The same book, though, included a straight-up Vampire 'class,' which is necessary because 4e doesn't use templates. You could make, say, an elf vampire, or a halfling vampire, and the vampire class gives you options that fit all the classic Dracula stuff -- turning into a bat, beguiling with a gaze, sucking blood, climbing on walls. Good times. Very classic, and since it's a race you can combine it with any class and, if the DM's cool with it, you can have a full-fledged PC vampire. Sure, it's possible to have something like a warforged vampire (I guess he preys on oil cans), but hey, it's fantasy. You can have a vampire curse on a golem if you want.



But.

You can also make a revenant who in his former life was a vryloka, whose class is vampire, with the vampiric heritage feat. So apparently he was from a semi-undead race, and his mom was a full vampire, and later she turned him into a full vampire too, but then was destroyed and reincarnated into a different type of undead body. Yes, in 4e, you can have a quadruple vampire.
 

Friar Tuck was a skilled swordsman

anyway OP -= Colour-coded dragons

Moses was a warrior. And Muhammad. Religious folk have been making war throughout history. :D

The only pre-D&D, swords & sorcery kinda fighting priest that I can think of, is Rakhir the Red Archer, warrior-priest of Phum from M.M.'s Elric stories.
 

Fully stocked dungeons that are known by every adventurer in the land. You would think that the last twenty adventuring groups would have depopulated the entire dungeon by now and looted it. Also, if I was an evil master mind, the third time adventurers raided my home base I'D LOOK FOR A NEW DUNGEON.
 

Fully stocked dungeons that are known by every adventurer in the land. You would think that the last twenty adventuring groups would have depopulated the entire dungeon by now and looted it. Also, if I was an evil master mind, the third time adventurers raided my home base I'D LOOK FOR A NEW DUNGEON.
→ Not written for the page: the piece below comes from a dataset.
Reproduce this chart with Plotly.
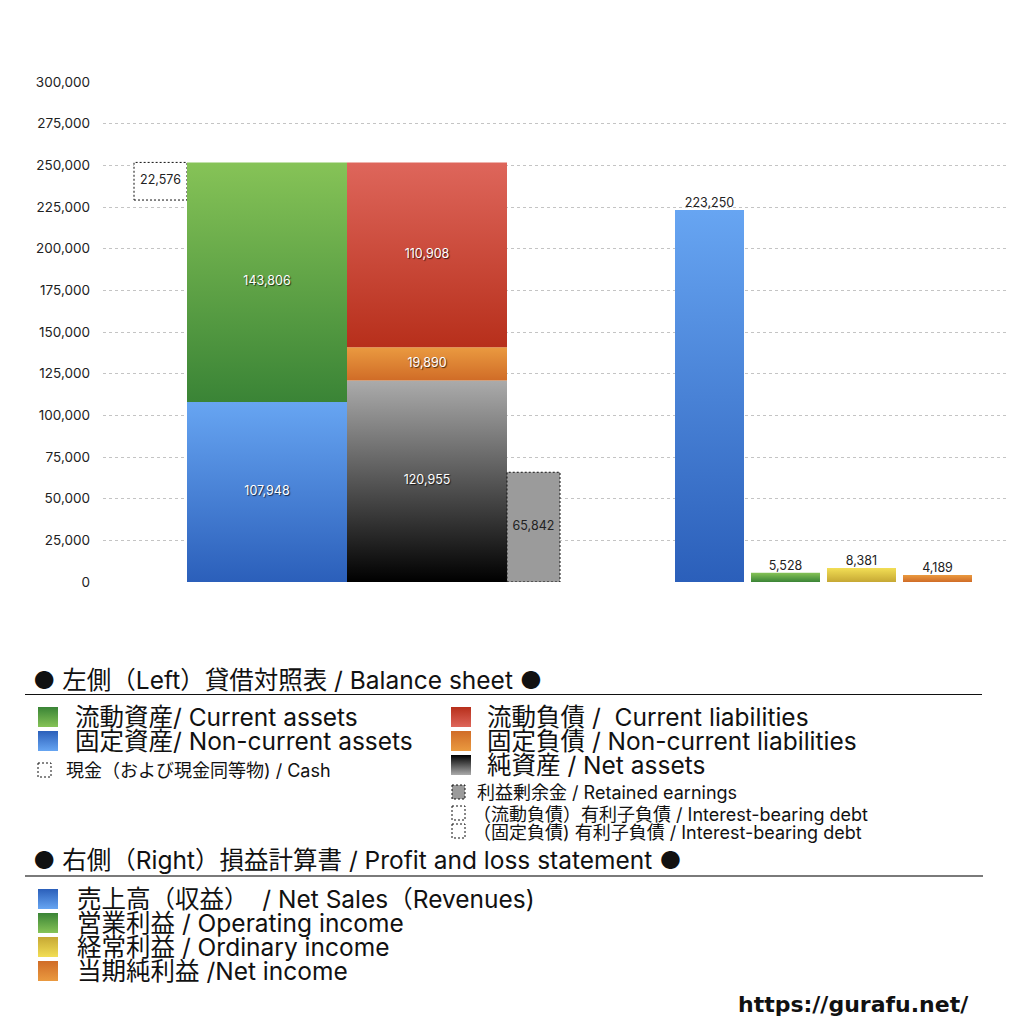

Huge, famous dungeons are an old school trope. They're huge. They repopulate easily, can never be cleared out and most importantly, most of those adventurers are dead, dead, dead. :lol:
 


I second the alignment system (it's like RPG star signs to me ugh) and color-coded dragons.

Magic emporiums make me cringe.

Also, {weapon/item} of {adjective/noun} {verb} magical item naming conventions. Ugh lol.